> [Excerpt from a dataset]
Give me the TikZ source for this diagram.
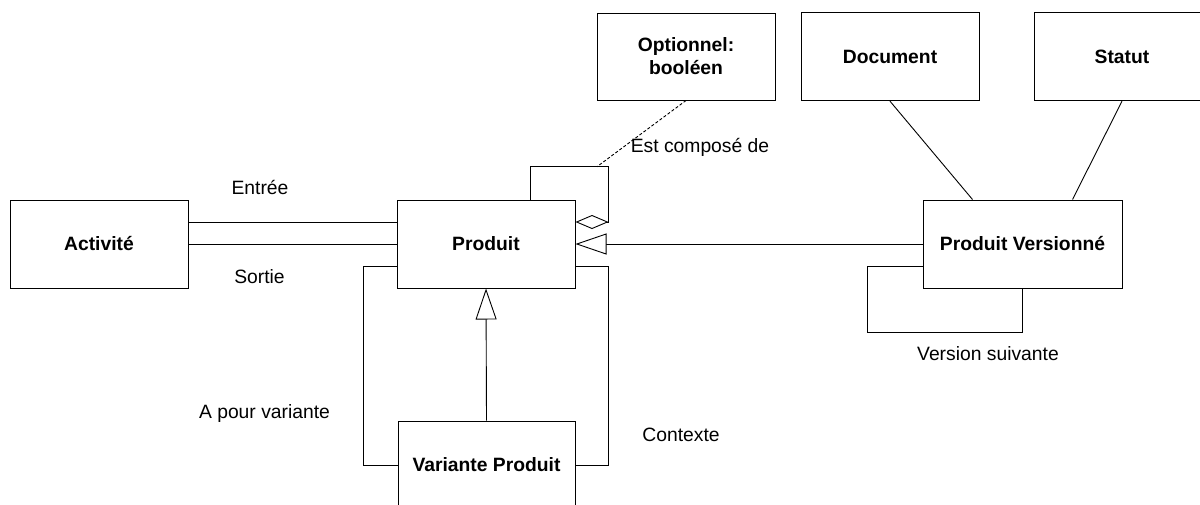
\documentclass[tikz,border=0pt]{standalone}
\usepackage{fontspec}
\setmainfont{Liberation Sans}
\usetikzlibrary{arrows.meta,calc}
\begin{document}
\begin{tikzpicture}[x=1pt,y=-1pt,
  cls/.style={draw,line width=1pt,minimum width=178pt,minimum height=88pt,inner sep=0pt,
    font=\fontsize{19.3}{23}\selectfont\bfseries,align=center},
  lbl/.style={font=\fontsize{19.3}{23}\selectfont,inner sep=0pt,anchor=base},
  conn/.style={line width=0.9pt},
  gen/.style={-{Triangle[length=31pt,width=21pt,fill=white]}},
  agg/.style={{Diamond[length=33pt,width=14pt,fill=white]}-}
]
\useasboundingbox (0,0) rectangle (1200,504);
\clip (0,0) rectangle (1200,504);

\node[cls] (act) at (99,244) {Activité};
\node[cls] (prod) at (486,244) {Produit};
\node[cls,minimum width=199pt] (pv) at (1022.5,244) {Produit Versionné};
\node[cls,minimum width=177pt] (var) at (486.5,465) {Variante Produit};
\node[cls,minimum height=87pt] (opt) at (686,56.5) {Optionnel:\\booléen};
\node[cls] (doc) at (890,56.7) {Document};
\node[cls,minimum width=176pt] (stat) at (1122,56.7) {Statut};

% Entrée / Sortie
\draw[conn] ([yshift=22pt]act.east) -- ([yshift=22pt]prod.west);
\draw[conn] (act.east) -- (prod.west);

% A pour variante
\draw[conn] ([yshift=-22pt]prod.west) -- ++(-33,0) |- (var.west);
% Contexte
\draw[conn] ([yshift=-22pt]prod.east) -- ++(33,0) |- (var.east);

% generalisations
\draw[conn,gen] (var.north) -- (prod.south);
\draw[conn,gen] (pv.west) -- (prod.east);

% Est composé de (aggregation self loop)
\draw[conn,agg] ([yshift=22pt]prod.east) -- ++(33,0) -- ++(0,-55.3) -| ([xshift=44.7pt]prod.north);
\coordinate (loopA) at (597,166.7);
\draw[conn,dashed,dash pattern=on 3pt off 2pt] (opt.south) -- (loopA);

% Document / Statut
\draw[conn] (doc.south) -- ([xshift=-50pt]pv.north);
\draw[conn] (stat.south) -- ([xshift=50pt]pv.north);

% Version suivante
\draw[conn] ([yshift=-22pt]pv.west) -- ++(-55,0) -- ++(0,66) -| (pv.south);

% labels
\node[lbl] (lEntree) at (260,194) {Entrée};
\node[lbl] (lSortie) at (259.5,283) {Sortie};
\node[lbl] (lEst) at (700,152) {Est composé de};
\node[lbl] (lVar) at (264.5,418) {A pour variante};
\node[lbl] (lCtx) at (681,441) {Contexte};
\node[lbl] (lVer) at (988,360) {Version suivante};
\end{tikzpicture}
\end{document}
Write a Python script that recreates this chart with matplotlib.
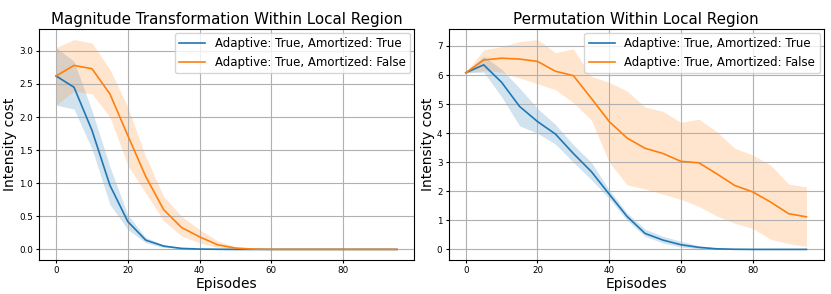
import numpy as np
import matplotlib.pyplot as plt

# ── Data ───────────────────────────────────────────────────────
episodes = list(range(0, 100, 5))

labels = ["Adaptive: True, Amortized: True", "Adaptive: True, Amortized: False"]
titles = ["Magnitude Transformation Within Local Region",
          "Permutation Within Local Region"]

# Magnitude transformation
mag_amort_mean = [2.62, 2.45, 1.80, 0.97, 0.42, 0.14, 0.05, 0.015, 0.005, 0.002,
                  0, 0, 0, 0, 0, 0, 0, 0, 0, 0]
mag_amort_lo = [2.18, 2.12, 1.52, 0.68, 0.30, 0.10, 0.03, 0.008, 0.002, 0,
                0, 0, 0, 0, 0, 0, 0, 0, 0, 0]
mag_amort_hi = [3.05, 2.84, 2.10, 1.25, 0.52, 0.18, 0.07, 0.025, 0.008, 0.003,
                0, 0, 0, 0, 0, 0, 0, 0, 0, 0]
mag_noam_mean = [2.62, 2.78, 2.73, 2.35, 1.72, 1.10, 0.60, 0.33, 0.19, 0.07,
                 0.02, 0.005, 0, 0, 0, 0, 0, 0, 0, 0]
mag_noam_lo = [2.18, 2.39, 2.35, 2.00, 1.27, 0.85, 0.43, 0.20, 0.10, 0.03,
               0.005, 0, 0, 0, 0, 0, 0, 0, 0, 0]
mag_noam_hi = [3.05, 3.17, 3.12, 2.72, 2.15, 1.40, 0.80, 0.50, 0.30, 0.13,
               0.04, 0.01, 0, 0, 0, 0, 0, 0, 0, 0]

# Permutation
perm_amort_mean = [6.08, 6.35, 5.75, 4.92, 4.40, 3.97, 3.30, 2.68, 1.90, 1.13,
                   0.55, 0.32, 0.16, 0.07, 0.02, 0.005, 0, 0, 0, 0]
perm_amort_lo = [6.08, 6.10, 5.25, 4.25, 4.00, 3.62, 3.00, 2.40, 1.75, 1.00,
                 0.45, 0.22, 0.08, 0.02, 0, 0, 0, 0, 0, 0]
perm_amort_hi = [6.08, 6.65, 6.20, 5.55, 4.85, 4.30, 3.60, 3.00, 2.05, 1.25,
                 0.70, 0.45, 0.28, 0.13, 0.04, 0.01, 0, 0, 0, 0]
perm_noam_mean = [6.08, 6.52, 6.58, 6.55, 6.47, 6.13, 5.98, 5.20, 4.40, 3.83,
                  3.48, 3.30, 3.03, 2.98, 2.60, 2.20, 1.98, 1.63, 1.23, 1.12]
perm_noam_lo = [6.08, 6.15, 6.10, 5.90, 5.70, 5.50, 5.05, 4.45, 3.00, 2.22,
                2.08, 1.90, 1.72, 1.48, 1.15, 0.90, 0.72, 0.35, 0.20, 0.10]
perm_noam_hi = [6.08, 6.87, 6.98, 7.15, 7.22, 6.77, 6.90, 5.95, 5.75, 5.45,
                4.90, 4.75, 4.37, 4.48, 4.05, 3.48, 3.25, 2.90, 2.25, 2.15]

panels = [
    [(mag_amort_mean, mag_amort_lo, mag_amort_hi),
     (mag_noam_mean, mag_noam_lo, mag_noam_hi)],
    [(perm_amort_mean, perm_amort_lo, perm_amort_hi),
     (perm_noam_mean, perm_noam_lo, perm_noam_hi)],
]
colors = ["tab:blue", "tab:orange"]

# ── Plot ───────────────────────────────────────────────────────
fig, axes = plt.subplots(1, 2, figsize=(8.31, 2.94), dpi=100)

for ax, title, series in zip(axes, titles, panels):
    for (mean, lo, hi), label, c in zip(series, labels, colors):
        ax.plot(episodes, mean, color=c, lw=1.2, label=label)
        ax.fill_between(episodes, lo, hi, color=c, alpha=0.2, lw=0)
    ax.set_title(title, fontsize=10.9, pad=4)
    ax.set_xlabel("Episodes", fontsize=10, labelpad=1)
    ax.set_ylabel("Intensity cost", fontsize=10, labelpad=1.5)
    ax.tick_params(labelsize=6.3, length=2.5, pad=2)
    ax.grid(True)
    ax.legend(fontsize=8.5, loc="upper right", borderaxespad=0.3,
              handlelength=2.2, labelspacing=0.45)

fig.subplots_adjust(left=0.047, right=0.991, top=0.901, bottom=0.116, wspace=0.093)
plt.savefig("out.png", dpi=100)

> [Goal]
Using the entries above, reproduce word for word only the lines from the one that contains "Write a Python" to the one that contains "episodes = list(range(0, 100, 5))", both ends included, and drop every picture.

> [Finished task]
Write a Python script that recreates this chart with matplotlib.
import numpy as np
import matplotlib.pyplot as plt

# ── Data ───────────────────────────────────────────────────────
episodes = list(range(0, 100, 5))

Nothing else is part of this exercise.